Оно со свистом шлепнулось со стула,
Зеленое с раздвоенным хвостом.
Мне кажется, здесь поймана та глубочайшая сущность искусства, которая сначала соблазняет своей младой главой, синими глазами, перлами брызг – чем угодно, а потом оказывается вот этим страшным морским чудовищем, которое губит тебя целиком или гибнет вместе с тобой. Ведь, в сущности, что он вытаскивает из воды? То, что его соблазняет, то, что манит, то, чем он хотел бы обладать и обладает в результате. Надо? Смотри!

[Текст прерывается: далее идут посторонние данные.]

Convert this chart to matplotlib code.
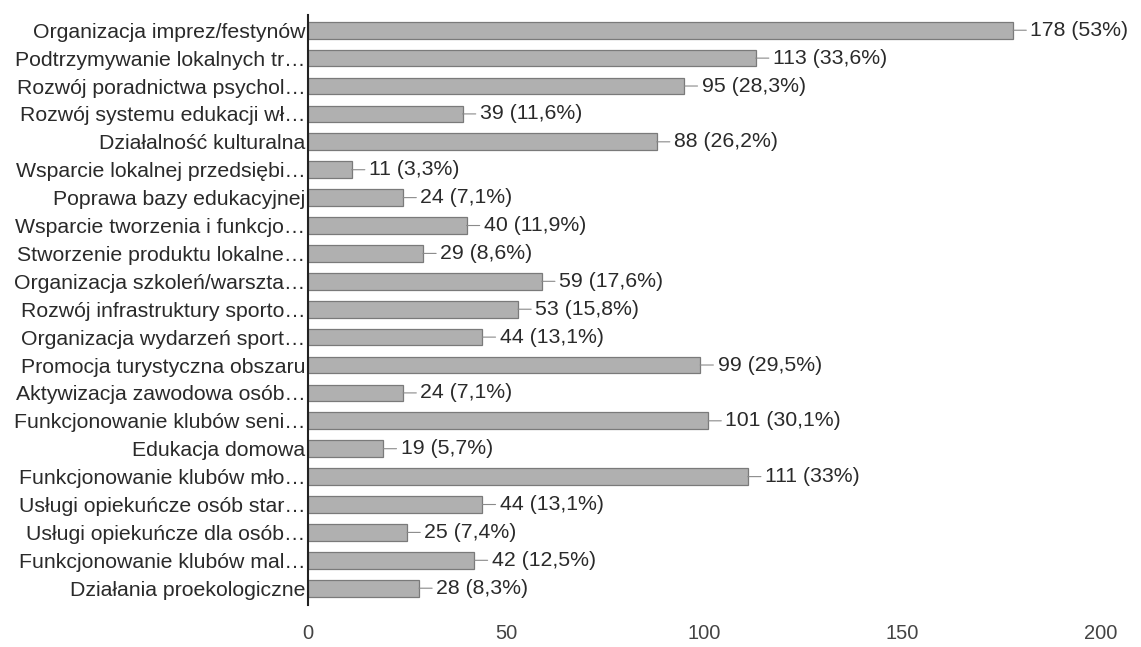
import matplotlib.pyplot as plt

plt.rcParams['font.family'] = ['Liberation Sans', 'DejaVu Sans']

categories = [
    "Organizacja imprez/festynów",
    "Podtrzymywanie lokalnych tr…",
    "Rozwój poradnictwa psychol…",
    "Rozwój systemu edukacji wł…",
    "Działalność kulturalna",
    "Wsparcie lokalnej przedsiębi…",
    "Poprawa bazy edukacyjnej",
    "Wsparcie tworzenia i funkcjo…",
    "Stworzenie produktu lokalne…",
    "Organizacja szkoleń/warszta…",
    "Rozwój infrastruktury sporto…",
    "Organizacja wydarzeń sport…",
    "Promocja turystyczna obszaru",
    "Aktywizacja zawodowa osób…",
    "Funkcjonowanie klubów seni…",
    "Edukacja domowa",
    "Funkcjonowanie klubów mło…",
    "Usługi opiekuńcze osób star…",
    "Usługi opiekuńcze dla osób…",
    "Funkcjonowanie klubów mal…",
    "Działania proekologiczne",
]
counts = [178, 113, 95, 39, 88, 11, 24, 40, 29, 59, 53, 44, 99, 24, 101, 19, 111, 44, 25, 42, 28]
percents = ["53%", "33,6%", "28,3%", "11,6%", "26,2%", "3,3%", "7,1%", "11,9%", "8,6%",
            "17,6%", "15,8%", "13,1%", "29,5%", "7,1%", "30,1%", "5,7%", "33%", "13,1%",
            "7,4%", "12,5%", "8,3%"]
xticks = [0, 50, 100, 150, 200]

fig = plt.figure(figsize=(11.41, 6.47), dpi=100)
ax = fig.add_axes([0.27, 0.065, 0.729, 0.912])

pos = list(range(len(categories)))
ax.barh(pos, counts, height=0.6, color='#b0b0b0', edgecolor='#7a7a7a', linewidth=0.9)

# value labels with the short leader line
for i, (c, p) in enumerate(zip(counts, percents)):
    ax.annotate(f"{c} ({p})", xy=(c, i), xytext=(12.5, 0), textcoords='offset points',
                ha='left', va='center', fontsize=15.3, color='#2a2a2a',
                arrowprops=dict(arrowstyle='-', color='#8a8a8a', lw=0.8,
                                shrinkA=1, shrinkB=0))

ax.set_xlim(0, 210)
ax.set_ylim(20.6, -0.55)
ax.set_yticks(pos)
ax.set_yticklabels(categories, fontsize=15.3, color='#2a2a2a')
ax.set_xticks(xticks)
ax.set_xticklabels([str(t) for t in xticks], fontsize=14.5, color='#444444')
ax.tick_params(axis='y', length=0, pad=2)
ax.tick_params(axis='x', length=0, pad=14)

for s in ['top', 'right', 'bottom']:
    ax.spines[s].set_visible(False)
ax.spines['left'].set_color('#222222')
ax.spines['left'].set_linewidth(1.5)

fig.savefig('out.png', dpi=100, facecolor='white')
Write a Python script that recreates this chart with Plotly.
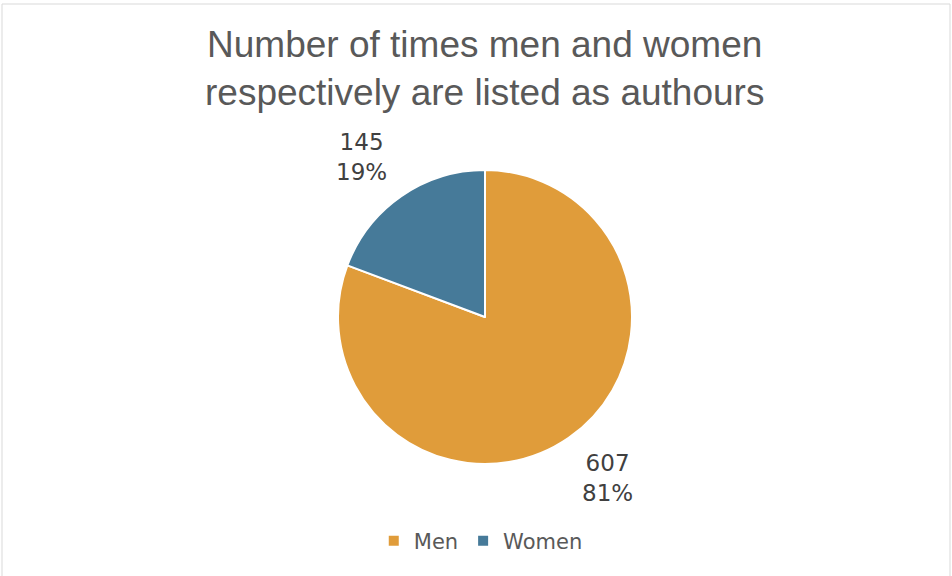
import plotly.graph_objects as go

labels = ["Men", "Women"]
values = [607, 145]
colors = ["#E09C3A", "#467A99"]

W, H = 952, 576
total = sum(values)
pcts = [round(v / total * 100) for v in values]

fig = go.Figure()
fig.add_trace(go.Pie(
    labels=labels,
    values=values,
    sort=False,
    direction="clockwise",
    rotation=0,
    marker=dict(colors=colors, line=dict(color="white", width=2)),
    textinfo="none",
    hoverinfo="label+value+percent",
    domain=dict(x=[338 / W, 632 / W], y=[1 - 464 / H, 1 - 170 / H]),
))

label_pos = {"Men": (607, 478), "Women": (361, 157)}
for lab, v, p in zip(labels, values, pcts):
    x, y = label_pos[lab]
    fig.add_annotation(
        x=x / W, y=1 - y / H, xref="paper", yref="paper",
        xanchor="center", yanchor="middle",
        text=f"{v}<br>{p}%", showarrow=False,
        font=dict(family="DejaVu Sans", size=23, color="#404040"),
        align="center",
    )

fig.add_annotation(
    x=485 / W, y=1 - 68 / H, xref="paper", yref="paper",
    xanchor="center", yanchor="middle",
    text="Number of times men and women<br>respectively are listed as authours",
    showarrow=False,
    font=dict(family="Liberation Sans, Arial", size=37, color="#595959"),
    align="center",
)

fig.add_shape(type="rect", xref="paper", yref="paper",
              x0=2 / W, x1=950 / W, y0=-0.01, y1=1 - 4 / H,
              line=dict(color="#D9D9D9", width=1))

fig.update_layout(
    width=W, height=H,
    margin=dict(l=0, r=0, t=0, b=0),
    paper_bgcolor="white",
    plot_bgcolor="white",
    showlegend=True,
    legend=dict(
        orientation="h", x=0.505, xanchor="center", y=1 - 541 / H, yanchor="middle",
        font=dict(family="DejaVu Sans", size=21, color="#595959"),
        itemsizing="constant",
    ),
)

fig.write_html("out.html", config={"displayModeBar": False},
               post_script="document.body.style.margin='0';")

Вот это и есть та роковая сущность власти, той власти над искусством, над словом и людьми, которую Лермонтов чувствовал с самого начала. Которую так хорошо понимали его последователи и потомки, не случайно Толстой о нем сказал: «Этот пришел как власть имеющий». И действительно, эту власть мы чувствуем в Лермонтове с самого начала, такой власти не имел над нами и Пушкин, и, более того, он никогда так ею не упивался.
А изнанка этой власти вот такова: это расчеловечивание, назовем вещи своими именами, и тот, кто предан искусству, тот, кто получил его во власть, не должен удивляться, если после этого он и сам превратится в «чудо морское с зеленым хвостом».
А идея власти, идея великого поприща, которому не суждено было свершиться, проходит через все лермонтовские тексты. Это, пожалуй, единственный его сквозной мотив, который мы находим во всем бесконечном разнообразии его сочинений. И, конечно, за десять неполных лет создать такой мощный корпус текстов, из которых уж как минимум три четверти тянут на беспримесное совершенство, – это исключительная одаренность. Прибавим к этому, что из всех русских поэтов он, вероятно, рисовал лучше всего.
Так вот, если вообразить невероятную интенсивность и разнообразие его творчества, только одну тему мы встречаем здесь с поразительным постоянством. Это тема власти, власти бесполезной, бессмысленной, власти, которой нечем владеть, власти, которая обращена на мучительство вместо того, чтобы быть обращенной на созидание. Мы, к сожалению, слишком долго увлекались социологической критикой. Сегодня начали от этого избавляться: кто-то в пользу структурализма, кто-то в пользу фрейдизма, кто-то еще в пользу каких-нибудь бессмысленных измов. Мы совершенно забываем, к сожалению, о тех условиях, которые никак не сбросишь со счетов, об условиях, в которых Лермонтов жил и творил, об условиях чудовищного разочарования, пустоты, топтания на месте, николаевской тоски и безвыходности.